A playback is a focused demonstration of a partially implemented process application, delivered to the business and IT communities for discussion, consensus-building and approval. Project stakeholders have the opportunity to provide feedback that drive the next iterations of development. Get executive consensus and approval around the partially implemented process model. It is:

  • A scoping tool, helping to define solution
  • A design tool, helping to refine the solution
  • A testing tool, helping to reduce UAT requirements
  • A change management tool, helping to socialize the solution

A playback is not simply the execution of a portion of the solution or an ad hoc demonstration. It is an opportunity to involve the participants of the solution in a concrete and valuable way. The business users should run the playback, with coaching where needed. Each playback provides validation that the process/solution is headed in the correct direction and fosters business ownership, expectations, and sponsorship of the solution.

Each playback should be presented with clearly stated goals and expectations, and an outline of where the playback boundaries fit within the overall solution. The audience needs to be aware of what portion of the global solution they are focusing on. This situation also anchors conversations and questions on the elements of the playback instead of wandering off the path toward process discovery of other areas.

You must resist any attempts to derail a playback with lengthy conversations about interface changes, design or layout requirements, and items not pertinent to the functional, business-value portions of the solution.

A playback within the iterative lifecycle is expected to create questions and suggestions that feed into subsequent playbacks. With each milestone reached and each playback exercise completed, the business participants play a stronger role in the development. They become more familiar with the solution and contribute to the outcome.

To facilitate a well-organized implementation plan, develop a playback strategy that ensures that all playbacks fit together to effect a successful process implementation.
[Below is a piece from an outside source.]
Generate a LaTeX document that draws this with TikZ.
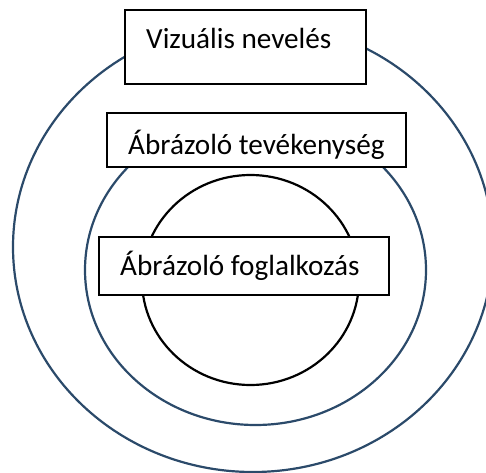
\documentclass[tikz,border=0pt]{standalone}
\usepackage{fontspec}
\setmainfont{Carlito}
\usepackage{tikz}
\usetikzlibrary{positioning}
\definecolor{ringblue}{HTML}{2B4A6A}
\tikzset{
  ring/.style={draw=ringblue, line width=2.2bp},
  core/.style={draw=black, line width=2.2bp},
  tag/.style={draw=black, fill=white, line width=1.5bp},
  caption/.style={font=\fontsize{29.3}{34}\selectfont, inner sep=0pt, anchor=base west}
}

\begin{document}
\begin{tikzpicture}[x=1bp,y=-1bp]
    \useasboundingbox (0,0) rectangle (486,473);
    \clip (0,0) rectangle (486,473);

    % Rings
    \draw[ring] (253,247) ellipse (240 and 225); % outer
    \draw[ring] (255.5,270) ellipse (170.5 and 155); % middle
    \draw[core] (250.5,280) ellipse (108.5 and 105); % inner

    % Labels in boxes
    \draw[tag] (125,10) rectangle (366,84);
    \node[caption] (viz) at (146,48.3) {Vizuális nevelés};
    \draw[tag] (107,113) rectangle (406,167);
    \node[caption] (tev) at (128,155) {Ábrázoló tevékenység};
    \draw[tag] (99,237) rectangle (389,295);
    \node[caption] (fog) at (120,275) {Ábrázoló foglalkozás};
\end{tikzpicture}
\end{document}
At a high level, a playback strategy consists of:

  • A published schedule of playbacks that defines significant project milestones
  • A comprehensive plan that covers all required elements of the solution Sign off after each milestone playback A playback strategy that focuses solely on the technology runs the risk of taking the value proposition for granted.

For example within a process automation solution a process that does not deliver value is a failure:

  • Demonstrate return on investment (ROI) using established metrics. If metrics have not been determined, it is of immediate priority to do so.
  • Custom dashboard, reports and scoreboards need to be tested and refined as much as the solution itself. Do not wait until the last playback to show a report.
  • Explain how the dashboards, scoreboards and reports relate to the application / solution metrics and facilitate management decisions.
  • Practice the playback demonstration. Technical problems during a playback can undermine stakeholder confidence in the solution.